CMTFormer: Marrying Transformer with Hierarchical Information Interaction for RGB-Event Object Detection

Event cameras capture sparse brightness changes with high temporal resolution and high dynamic range, compensating for the deficiencies of the conventional RGB frames. However, previous multi-modal fusion techniques typically fail to handle the inherent heterogeneity between RGB frames and event streams, thus easily leading to noise amplification or redundant feature integration during cross-modal fusion. In this paper, we propose a Cross-Modal information inTeraction transFormer, coined as CMTFormer, which hierarchically integrates RGB and event information to achieve efficient and stable multimodal collaboration. Specifically, we design a shallow-to-deep information interaction scheme. In the shallow stage, we present the Shallow Alignment Module (SAM) to achieve an efficient fusion of RGB and event low-level features, which mitigates attribute disparities and prevents noisy information. In the middle stage, we devise the Cross-modal Enhancement Module (CEM) that utilizes texture and edge information to produce mutually reinforced middle-level features.
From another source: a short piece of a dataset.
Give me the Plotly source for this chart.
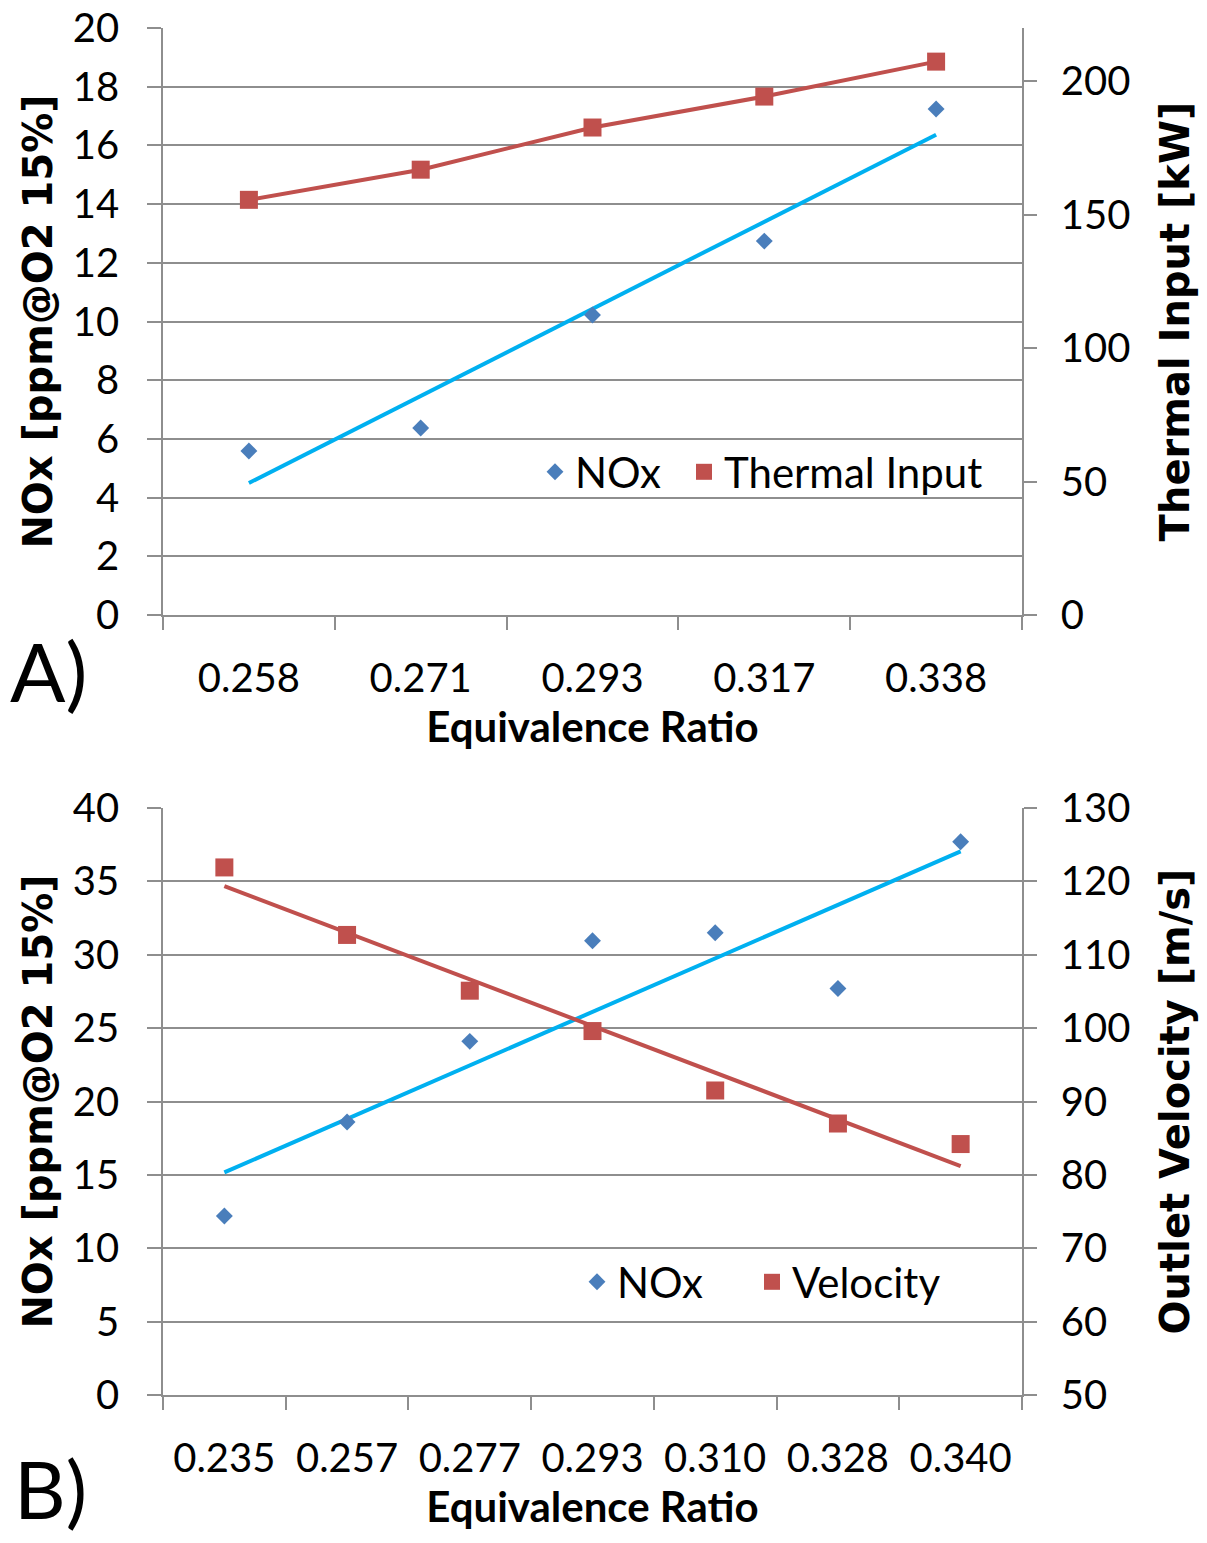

In the deep stage, we present the Learnable Deep Fusion Module (LDFM) which performs high-level information aggregation through learnable weights, thus enabling the network to adaptively fuse RGB and event clues. A Spatial Prior Module is further designed to utilize global spatial information to enhance localization accuracy. Extensive experiments are conducted on two prevalent event-based object detection benchmarks, i.e., DSEC-Detection and PKU-DAVIS-SOD. Our CMTFormer consistently surpasses the detection counterparts in both uni-modal and multi-modal settings, strongly demonstrating the effectiveness of our paradigm. Codes will be available upon publication.